Culture Magazine

Concert Review: Into The Abyss, With a Return Ticket

By Superconductor @ppelkonen
The Orchestre Révolutionnaire et Romantique goes beyond the Fantastique.
by Paul J. Pelkonen

Concert Review: Into The Abyss, With a Return Ticket

Historian at work: Sir John Eliot Gardiner leading the Orchestre Révolutionnaire et Romantique.
Photo from the official website of The Monteverdi Choir © 2018 SDG

The Symphonie-fantastique, written in 1830 by Hector Berlioz, is in some ways a victim of its own success.
It is programmed somewhere every season, allowing a large symphony orchestra to wow its faithful subscribers with Berlioz' five-movement journey into phantasmagoric landscapes. It is literally an orchestral head trip: from the passions and dreams of a young man to two nightmare movements that are (both) arguably among the greatest tour de force pieces to be written in the 19th century. On Monday night, Sir John Eliot Gardiner and the Orchestre Révolutionnaire et Romantique put this much-loved war-horse work in context, programming it alongside its  little-known sequel Lélio.
Hold up a minute, Mr. Superconductor. There's...a sequel?
Yep. Berlioz, not content with taking the listener on a roller coaster journey into his own fevered brain, wrote Lélio, or A Return to Life in 1832. In this little-known work, the musical ideas and night terrors of the Symphony are put to gentle rest through the power of music as mental and emotional restorative. Although the ambitious composer intended for these two large works to be played in the same evening (as was done Monday night), Lélio is now a bit of a curiosity, known only to ambitious conductors and Berlioz cultists who have read the composer's Memoirs at least once through.
The Orchestre, which was founded in 1989 by Sir John Eliot to play 19th century works on instruments from that era, brought a very different sound to the familiar opening of the Fantastique.
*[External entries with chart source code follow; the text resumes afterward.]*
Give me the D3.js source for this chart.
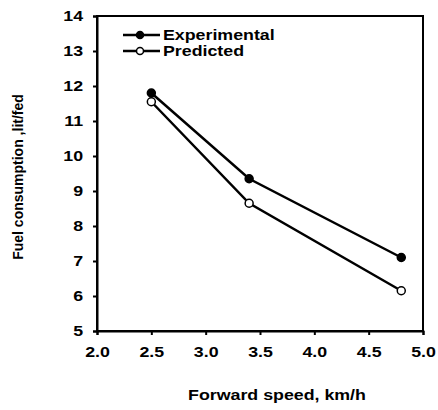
<!DOCTYPE html>
<html>
<head>
<meta charset="utf-8">
<script src="https://cdn.jsdelivr.net/npm/d3@7"></script>
<style>
  body { margin: 0; background: #fff; }
  svg { font-family: Arial, "Liberation Sans", sans-serif; font-weight: bold; }
</style>
</head>
<body>
<div class="chart"></div>
<script>
const speed = [2.5, 3.4, 4.8]
const experimental = [11.8, 9.35, 7.1]
const predicted = [11.55, 8.65, 6.15]
const xTicks = [2.0, 2.5, 3.0, 3.5, 4.0, 4.5, 5.0]
const yTicks = [5, 6, 7, 8, 9, 10, 11, 12, 13, 14]

// the scanned figure is stretched sideways, so text is widened a bit
const stretch = 1.27

const margin = ({top: 16, right: 15, bottom: 79, left: 97})
const width = 438 - margin.left - margin.right
const height = 410 - margin.top - margin.bottom

var svg = d3.select('.chart')
    .append("svg")
    .attr("width", 438)
    .attr("height", 410)
    .append("g")
    .attr("transform", `translate(${margin.left},${margin.top})`)

var x = d3.scaleLinear().domain([2, 5]).range([0, width])
var y = d3.scaleLinear().domain([5, 14]).range([height, 0])

// frame
svg.append("rect")
    .attr("width", width)
    .attr("height", height)
    .attr("fill", "none")
    .attr("stroke", "#000")
    .attr("stroke-width", 2)

var xAxis = svg.append("g")
    .attr("transform", `translate(0,${height})`)
    .call(d3.axisBottom(x).tickValues(xTicks).tickFormat(d3.format(".1f")).tickSize(4).tickPadding(12))
var yAxis = svg.append("g")
    .call(d3.axisLeft(y).tickValues(yTicks).tickSize(4).tickPadding(7))

;[xAxis, yAxis].forEach(g => {
    g.select(".domain").attr("stroke-width", 2)
    g.selectAll(".tick line").attr("stroke-width", 2)
    g.selectAll("text").attr("font-size", 14).attr("font-weight", "bold").attr("fill", "#000")
        .attr("font-family", "Arial, 'Liberation Sans', sans-serif")
        .attr("transform", `scale(${stretch},1)`)
})

svg.append("text")
    .attr("transform", `translate(${277 - margin.left},${400 - margin.top}) scale(${stretch},1)`)
    .attr("text-anchor", "middle")
    .attr("font-size", 14)
    .text("Forward speed, km/h")

svg.append("text")
    .attr("transform", `translate(${23 - margin.left},${177 - margin.top}) rotate(-90)`)
    .attr("text-anchor", "middle")
    .attr("font-size", 14)
    .text("Fuel consumption ,lit/fed")

const series = [
    {name: "Experimental", values: experimental, fill: "#000"},
    {name: "Predicted", values: predicted, fill: "#fff"}
]

const line = d3.line()
    .x((d, i) => x(speed[i]))
    .y(d => y(d))

series.forEach((s, k) => {
    svg.append("path")
        .datum(s.values)
        .attr("fill", "none")
        .attr("stroke", "#000")
        .attr("stroke-width", 2.5)
        .attr("d", line)

    svg.selectAll(null)
        .data(s.values)
        .join("circle")
        .attr("cx", (d, i) => x(speed[i]))
        .attr("cy", d => y(d))
        .attr("r", 4)
        .attr("fill", s.fill)
        .attr("stroke", "#000")
        .attr("stroke-width", 1.5)

    // legend
    let ly = 19 + k * 16
    svg.append("line")
        .attr("x1", 26).attr("x2", 63)
        .attr("y1", ly).attr("y2", ly)
        .attr("stroke", "#000")
        .attr("stroke-width", 2.5)
    svg.append("circle")
        .attr("cx", 43).attr("cy", ly).attr("r", 3.5)
        .attr("fill", s.fill)
        .attr("stroke", "#000")
        .attr("stroke-width", 1.5)
    svg.append("text")
        .attr("transform", `translate(66,${ly + 5}) scale(${stretch},1)`)
        .attr("font-size", 14)
        .text(s.name)
})
</script>
</body>
</html>
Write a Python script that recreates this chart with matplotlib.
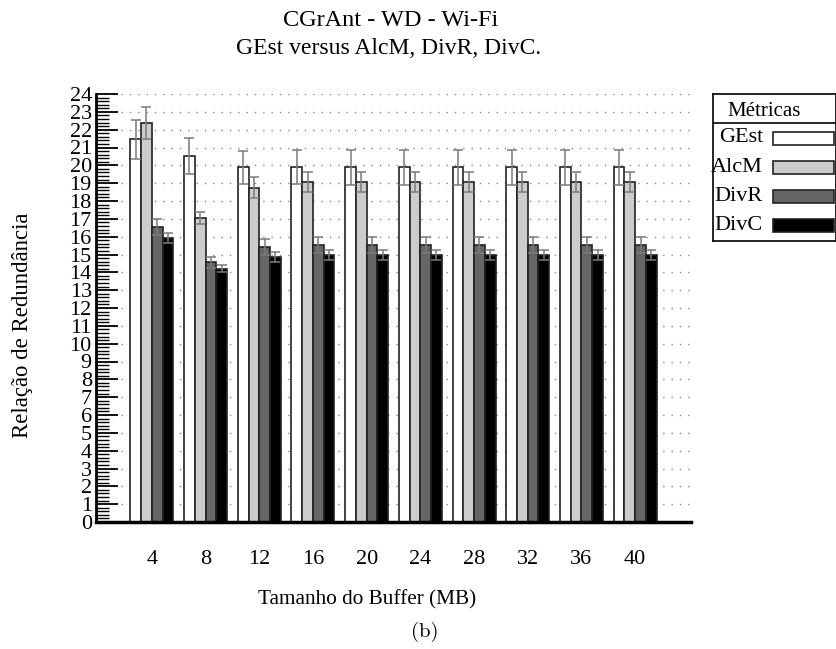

With cat-gut strings and old-style winds, the sweeping romantic melodies of Reveries-passions sounded spectral and nervous, a young man pulling at his tie worriedly as he spots his beloved. Four harpists were added for the second movement Un Bal, their instruments placed on either side of the conductor's dais: an intriguing visual that also helped the tricky balances in this movement.
The third movement started with the lamenting sound of echoing shepherd's pipes (played on woody oboes) sounded onstage and off, and the movement proper, sounding positively spooky  for once hinted at the stormy weather to come. Thunder rolled from a quartet of timpanists, who skilfully created the illusion of the storm coming ever closer to the listener. The solo oboe repeated its sad little song, unanswered, the tension building in the air. The audience leant forward, ready for the familiar catalog of opium-induced horrors to play out.
These two famous movements were played as New York has never heard them before. The famous Marche au supplice was brutal and unrelenting, driven by thunderous plucked basses and gleeful, morbid brass. Each answering phrase was underlined by blare of the trombones and the raucous blast of the ophicleide (a predecessor of the more civilized tuba.) In the finale, set at a witches' Sabbath in which the narrator's objet d'amour/i> appears as the bloody Whore of Babylon, the use of period instruments unleashed an even more extreme effect. The ophicleide played in tandem with itstechnological predecessor, the wooden serpent. The famous Dies irae has never sounded so ominous or otherworldly. Coupled with the mad cavorting of the strings and winds, this finele overcame its spook-house reputation to strike real terror in the imaginative listener. 
Lélio, which followed after the interval, was a very different work, although constructed as a direct sequel to the more familiar Fantastique. Simon Callow took the part of a narrator, quite literally working through his isolation and depression through Berlioz' text. This would introduce six musical numbers, settings of Goethe, Shakespeare and others, for various combinations: tenor Michael Spyres with a Victorian-sized Steinway piano, an ominous setting accompanying a scene from Hamlet. Then, baritone Ashley Riches sang with a rowdy chorus of brigands, who thrashed about in good fellowship on the choral stand as if they were in a Verdi opera.
It's sort of amazing that Lélio remains an obscurity. It is a work well ahead of its time in its combination of spoken narrative with orchestral music, choral work and chanson. Mr. Callow's narrative turned toward the light in the second half, leading into a lovely duet for Mr. Spyres with an onstage harpist and the climax of the evening, a thunderous setting for the full chorus and the piano (four hands) of music inspired by The Tempest. Berlioz, ever the maverick, ended with a few final words for Mr. Callow's narrator, and one last tortured reminder of the idéee-fixe. After all, obsession and the recovery from it, is what this evening was all about.